Tiffany is Deputy Director of the National Institute for Teaching Ethics and Professionalism (NIFTEP) and Adjunct Professor of Law at the Georgia State University College of Law. Since 2011, Tiffany has co-taught Fundamentals of Law Practice, an experiential course that aims to prepare law students for small firm practice through live-client representation, fieldwork and doctrinal instruction. Through her position with NIFTEP, Tiffany plans international workshops, conferences and symposia dedicated to helping practitioners and academics find innovative ways to teach ethics and professionalism to law students
BLSA Distinguished Alumni Award Recipient
Attorney Kevin Coleman

Kevin is an associate in the Corporate practice at Troutman Sanders, LLP. His practice focuses on assisting publicly-held and privately-held companies with all aspects of corporate and securities transactions including mergers and acquisitions, public offerings and private placements of debt and equity securities, corporate governance and compliance matters, and general corporate matters.
In 2015, Kevin received his JD/MBA with honors from Georgia State University where he worked as an Associate Research Editor for the Georgia State Law Review and served as President of the Black Law Students Association. He also competed as a student attorney on the College of Law’s mock trial team and finished as a national champion, regional champion, and finalist in the 2014 William T. Daniel National Invitational Mock Trial, the 2014 National Trial Competition, and the 2015 South Texas Mock Trial Challenge, respectively.
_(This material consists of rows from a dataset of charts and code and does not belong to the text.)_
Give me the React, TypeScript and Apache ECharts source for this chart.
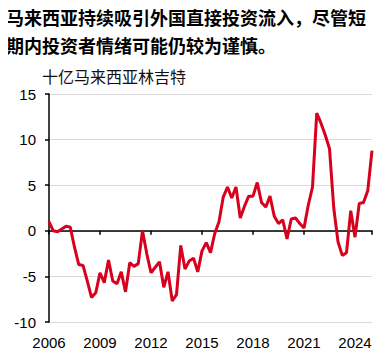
import React, { useEffect, useRef } from "react";
import * as echarts from "echarts";

const titleText = "马来西亚持续吸引外国直接投资流入，尽管短\n期内投资者情绪可能仍较为谨慎。";
const unitText = "十亿马来西亚林吉特";
const startYear = 2006; // first quarter 2006Q1
const fdiValues = [
  1.0, 0.0, -0.1, 0.2, 0.5, 0.4, -1.8, -3.7, -3.8, -5.5, -7.3, -6.8, -4.6, -5.7, -3.2, -5.5,
  -5.8, -4.5, -6.7, -3.5, -3.9, -3.6, 0.0, -2.5, -4.6, -4.0, -3.4, -6.2, -4.5, -7.7, -7.0, -1.6,
  -4.2, -3.3, -3.0, -4.5, -2.2, -1.3, -2.4, -0.3, 1.0, 3.7, 4.8, 3.6, 4.8, 1.4, 2.7, 3.8,
  3.8, 5.3, 3.1, 2.6, 3.8, 1.6, 0.8, 1.2, -0.9, 1.3, 1.4, 0.8, 0.3, 2.8, 4.8, 12.9,
  11.8, 10.5, 9.0, 2.5, -1.2, -2.7, -2.4, 2.2, -0.7, 3.0, 3.1, 4.4, 8.8,
];
const xMin = 2006;
const xMax = 2025;
const xInterval = 3;
const yMin = -10;
const yMax = 15;
const yInterval = 5;

const FONT = "'Liberation Sans', Arial, sans-serif";
const CJK = "'Noto Sans CJK SC', sans-serif";

export default function App() {
  const ref = useRef<HTMLDivElement>(null);
  useEffect(() => {
    if (!ref.current) return;
    const chart = echarts.init(ref.current, null, { renderer: "svg" });
    const data = fdiValues.map((v, i) => [startYear + i / 4, v]);
    chart.setOption({
      animation: false,
      graphic: [
        {
          type: "text",
          x: 6,
          y: 3,
          style: {
            text: titleText,
            fontFamily: CJK,
            fontSize: 18,
            fontWeight: "bold",
            fill: "#000",
            lineHeight: 28,
          },
        },
        {
          type: "text",
          x: 42,
          y: 67,
          style: { text: unitText, fontFamily: CJK, fontSize: 16, fill: "#111", lineHeight: 18 },
        },
      ],
      grid: { left: 49, right: 18, top: 94, bottom: 35 },
      xAxis: [
        {
          type: "value",
          min: xMin,
          max: xMax,
          interval: xInterval,
          position: "bottom",
          axisLine: { show: false, onZero: false },
          axisTick: { show: false },
          splitLine: { show: false },
          axisLabel: {
            showMaxLabel: false,
            margin: 13,
            fontFamily: FONT,
            fontSize: 15,
            color: "#000",
            formatter: (v: number) => String(v),
          },
        },
        {
          type: "value",
          min: xMin,
          max: xMax,
          interval: xInterval,
          position: "bottom",
          axisLine: { show: true, onZero: true, lineStyle: { color: "#000", width: 1.5 } },
          axisTick: { show: true, inside: false, length: 4, lineStyle: { color: "#000", width: 1.5 } },
          axisLabel: { show: false },
          splitLine: { show: false },
        },
      ],
      yAxis: {
        type: "value",
        min: yMin,
        max: yMax,
        interval: yInterval,
        axisLine: { show: true, lineStyle: { color: "#000", width: 1.5 } },
        axisTick: { show: true, length: 4, lineStyle: { color: "#000", width: 1.5 } },
        axisLabel: { margin: 13, fontFamily: FONT, fontSize: 15, color: "#000" },
        splitLine: { show: true, lineStyle: { color: "#d9d9d9", width: 1 } },
      },
      series: [
        {
          type: "line",
          data,
          xAxisIndex: 0,
          showSymbol: false,
          symbol: "none",
          lineStyle: { color: "#d7001e", width: 3 },
          z: 3,
        },
      ],
    });
    return () => chart.dispose();
  }, []);
  return <div ref={ref} style={{ width: 390, height: 357, margin: -8 }} />;
}
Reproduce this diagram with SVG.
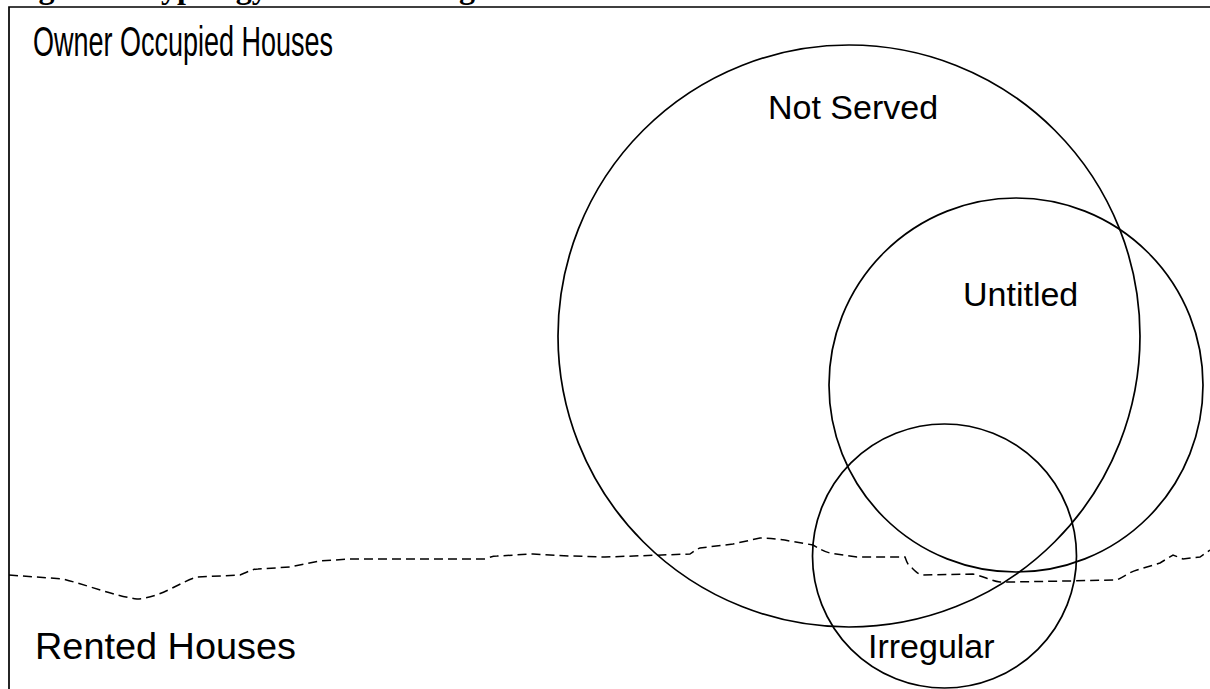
<svg xmlns="http://www.w3.org/2000/svg" width="1210" height="689" viewBox="0 0 1210 689">
<style>
.lbl{font-family:"Liberation Sans",Arial,sans-serif;font-size:34px;fill:#000}
.title{font-family:"Liberation Serif","Times New Roman",serif;font-weight:bold;font-size:32px;fill:#000}
.set{fill:none;stroke:#000;stroke-width:1.7}
.frame{fill:none;stroke:#000;stroke-width:1.7}
.divider{fill:none;stroke:#000;stroke-width:1.5;stroke-dasharray:9 5}
</style>
<rect width="1210" height="689" fill="#fff"/>
<text class="title" x="10" y="-2">Figure 4: Typology of the Housing</text>
<g id="frame">
<path class="frame" d="M9,689 V7 H1210"/>
</g>
<g id="connectors">
<path class="divider" d="M9,575 L63,579 C90,586 115,596 137,599 C160,598 180,582 197,577 L240,575 C248,572 252,569 258,569 L290,567 L320,561 L350,559 L400,559 L485,559 C490,557 493,556 497,556 L533,554 L570,556 L605,557 L690,554 C694,551 697,549 700,548 L733,544 L760,538 C775,538 790,541 813,545 C820,549 825,552 830,553 L857,557 L905,557 C907,563 909,567 912,568 C916,572 919,575 923,575 L973,574 C985,577 992,581 1000,582 L1013,582 L1117,580 C1125,576 1130,572 1137,570 L1160,563 L1173,555 L1183,559 L1200,557 L1210,550"/>
</g>
<g id="owner">
<text class="lbl" x="33" y="56" style="font-size:42px" textLength="300" lengthAdjust="spacingAndGlyphs">Owner Occupied Houses</text>
</g>
<g id="rented">
<text class="lbl" x="35" y="659" style="font-size:36px" textLength="261" lengthAdjust="spacingAndGlyphs">Rented Houses</text>
</g>
<g id="not-served">
<circle class="set" cx="849" cy="336" r="291"/>
<text class="lbl" x="768" y="119">Not Served</text>
</g>
<g id="untitled">
<circle class="set" cx="1016" cy="385" r="187"/>
<text class="lbl" x="963" y="306">Untitled</text>
</g>
<g id="irregular">
<circle class="set" cx="944.5" cy="556" r="132"/>
<text class="lbl" x="868" y="658">Irregular</text>
</g>
</svg>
Ronald J. Freeman Student of the Year Award Recipient
Shakil Robinson

Shakil Robinson is a rising 3L at Georgia State University College of Law. Shakil entered law school with an interest in real estate law, but acquired an interest in tax law and data privacy law through the College of Law's elective courses. When Shakil isn't in class he spends his time in the law school working as a representative for LexisNexis and Themis Bar Prep.